Music/performing arts

Brauer's music and performing arts program is, like public speaking, a large part of the school's cohort. Annually, the Brauer musical comprises approximately 150 students as cast, band and backstage members. In 2006, the production was "Copacabana", with "We Will Rock You" in 2007. The musical has been an annual part of Brauer since 1984. Additionally, the Brauer Amateur Dramatics Club (or BAD) produce a non-musical, dramatic performance.

Brauer also supports a number of bands, ensembles and musical solo performers with tuition enabling students to participate in the Warrnambool Eisteddfod and other prestigious music competitions. Around 300 students are involved with the music program.

Sport

The college sports academy consists of 14 sports with students from years 7–12 participating. Academy teams compete against other schools and in larger competitions. House sports are also a major part of the school's sporting program. There are four houses:
- Geefa (green)
- Vesta (red)
- Aurora (yellow)
- Orion (blue)
Members of each house participate annually for house championships in swimming, athletics, cross country and overall.

== Industry Education Centre (formerly Australian Technical College Warrnambool) ==

In 2006, Brauer in partnership with Baimbridge College Hamiltion won the tender for the Australian Technical College in Warrnambool.

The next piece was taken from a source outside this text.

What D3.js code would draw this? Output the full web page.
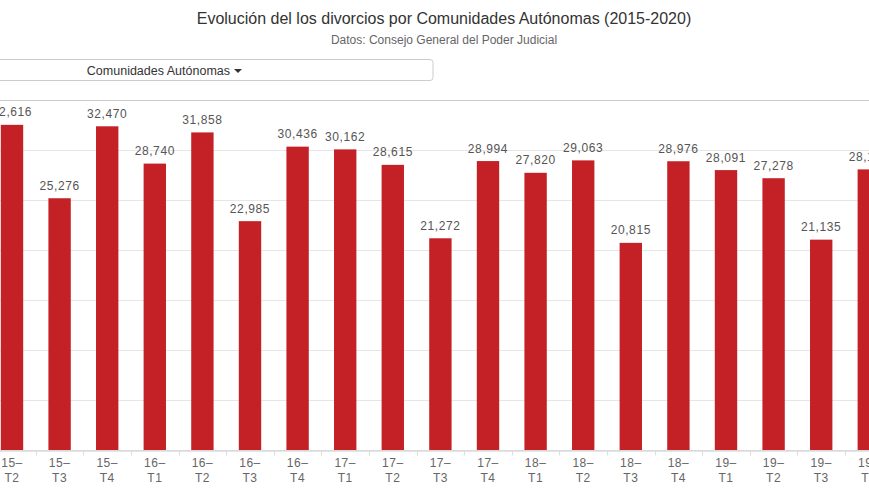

Commencing its programs at the beginning of 2007, the ATCW offers courses in commercial cookery, mechanics, engineering, metal fabrication and carpentry.

Following the federal election of Kevin Rudd and the ALP to power in 2007, the ATC project was discontinued. As the ATC Warrnambool campus was one of the few finished colleges in the state, it remained operational in various states until in 2009 it became the Industry Education Centre, jointly operated by South West Institute of TAFE, Brauer College & other local school and employment agency bodies.

== Alumni ==
- Tom Ballard and Alex Dyson, radio presenters
- Ben Barber, actor
- Marc Leishman, golfer
- Jordan Lewis, AFL footballer
- Brent Moloney, AFL footballer
- Kathryn Ross, Australian rower
- Justin Street, musician

== Other information ==

- Past principals include Duncan Stalker OAM who was principal from 1978–2001 as well as being president of the Australian Schools Principals Association throughout the late nineties. Stalker is now head of the Brauerander Trust, responsible for the development and construction of Brauerander Park.
- The school's first principal was John King. One of Brauer's most prestigious awards, the John King Citizenship Award, is named in his honour and is awarded to only a handful of students each year who demonstrate exceptional citizenship, leadership and academic/sporting endeavours.
- Years 7, 8 and 9 camps take place at the school's Dunkeld camp, while at year 10 students have the option of going on a skiing trip to the Victorian Alps, and one of two major central Australia/east coast trips in year 11.
- The school's LOTE program is Japanese, with several trips to Miura (Warrnambool's sister city) and Fukuoka taking place each year.
- Additionally, the school also offers an annual trip to China, and a biannual trip to India where a boys' cricket team take on Daly College in an annual exchange program.
- Brauer is host to approximately 20 exchange students from Japan, China, South Korea, Germany, Switzerland, Sweden and Sudan.
- Students participate annually in the Australian Geography, English, Writing, Mathematics, Science and Information Technology competitions as well as other competitions such as Tournament of Minds.